Omit all pictures. Copy the rest of the material exactly.

○ ○ ○ ○ ○ ○ ○

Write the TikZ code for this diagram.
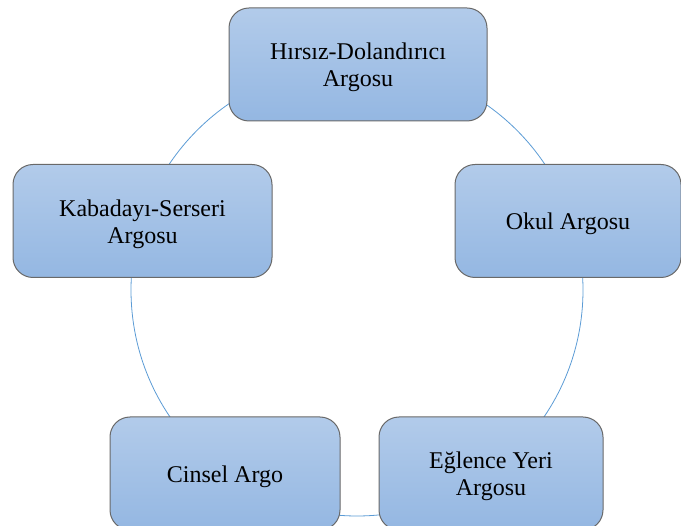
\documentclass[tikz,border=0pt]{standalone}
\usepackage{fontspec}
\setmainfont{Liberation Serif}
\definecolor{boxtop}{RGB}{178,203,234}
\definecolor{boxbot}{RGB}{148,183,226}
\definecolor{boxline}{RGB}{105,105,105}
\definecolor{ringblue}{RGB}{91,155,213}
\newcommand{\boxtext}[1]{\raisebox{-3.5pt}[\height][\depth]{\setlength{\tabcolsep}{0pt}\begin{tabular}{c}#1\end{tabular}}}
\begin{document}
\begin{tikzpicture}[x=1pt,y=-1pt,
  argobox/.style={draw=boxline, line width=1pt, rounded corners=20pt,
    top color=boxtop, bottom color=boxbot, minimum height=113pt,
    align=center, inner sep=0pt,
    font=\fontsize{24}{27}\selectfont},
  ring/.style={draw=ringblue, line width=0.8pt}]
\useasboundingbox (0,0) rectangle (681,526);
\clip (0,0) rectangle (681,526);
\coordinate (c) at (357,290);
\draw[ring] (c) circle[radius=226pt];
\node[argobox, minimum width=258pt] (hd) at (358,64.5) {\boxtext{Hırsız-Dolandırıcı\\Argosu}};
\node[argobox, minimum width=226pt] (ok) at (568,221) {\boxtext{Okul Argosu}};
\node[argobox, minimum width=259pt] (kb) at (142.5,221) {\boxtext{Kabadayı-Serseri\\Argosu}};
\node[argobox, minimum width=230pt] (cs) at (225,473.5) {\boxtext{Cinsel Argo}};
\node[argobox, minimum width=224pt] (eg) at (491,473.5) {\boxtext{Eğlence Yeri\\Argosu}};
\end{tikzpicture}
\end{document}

○ ○ ○ ○ ○ ○ ○

Response below -
Write the TikZ code for this diagram.
\documentclass[tikz,border=0pt]{standalone}
\usepackage{fontspec}
\setmainfont{Liberation Serif}
\definecolor{boxtop}{RGB}{178,203,234}
\definecolor{boxbot}{RGB}{148,183,226}
\definecolor{boxline}{RGB}{105,105,105}
\definecolor{ringblue}{RGB}{91,155,213}
\newcommand{\boxtext}[1]{\raisebox{-3.5pt}[\height][\depth]{\setlength{\tabcolsep}{0pt}\begin{tabular}{c}#1\end{tabular}}}
\begin{document}
\begin{tikzpicture}[x=1pt,y=-1pt,
  argobox/.style={draw=boxline, line width=1pt, rounded corners=20pt,
    top color=boxtop, bottom color=boxbot, minimum height=113pt,
    align=center, inner sep=0pt,
    font=\fontsize{24}{27}\selectfont},
  ring/.style={draw=ringblue, line width=0.8pt}]
\useasboundingbox (0,0) rectangle (681,526);
\clip (0,0) rectangle (681,526);
\coordinate (c) at (357,290);
\draw[ring] (c) circle[radius=226pt];
\node[argobox, minimum width=258pt] (hd) at (358,64.5) {\boxtext{Hırsız-Dolandırıcı\\Argosu}};
\node[argobox, minimum width=226pt] (ok) at (568,221) {\boxtext{Okul Argosu}};
\node[argobox, minimum width=259pt] (kb) at (142.5,221) {\boxtext{Kabadayı-Serseri\\Argosu}};
\node[argobox, minimum width=230pt] (cs) at (225,473.5) {\boxtext{Cinsel Argo}};
\node[argobox, minimum width=224pt] (eg) at (491,473.5) {\boxtext{Eğlence Yeri\\Argosu}};
\end{tikzpicture}
\end{document}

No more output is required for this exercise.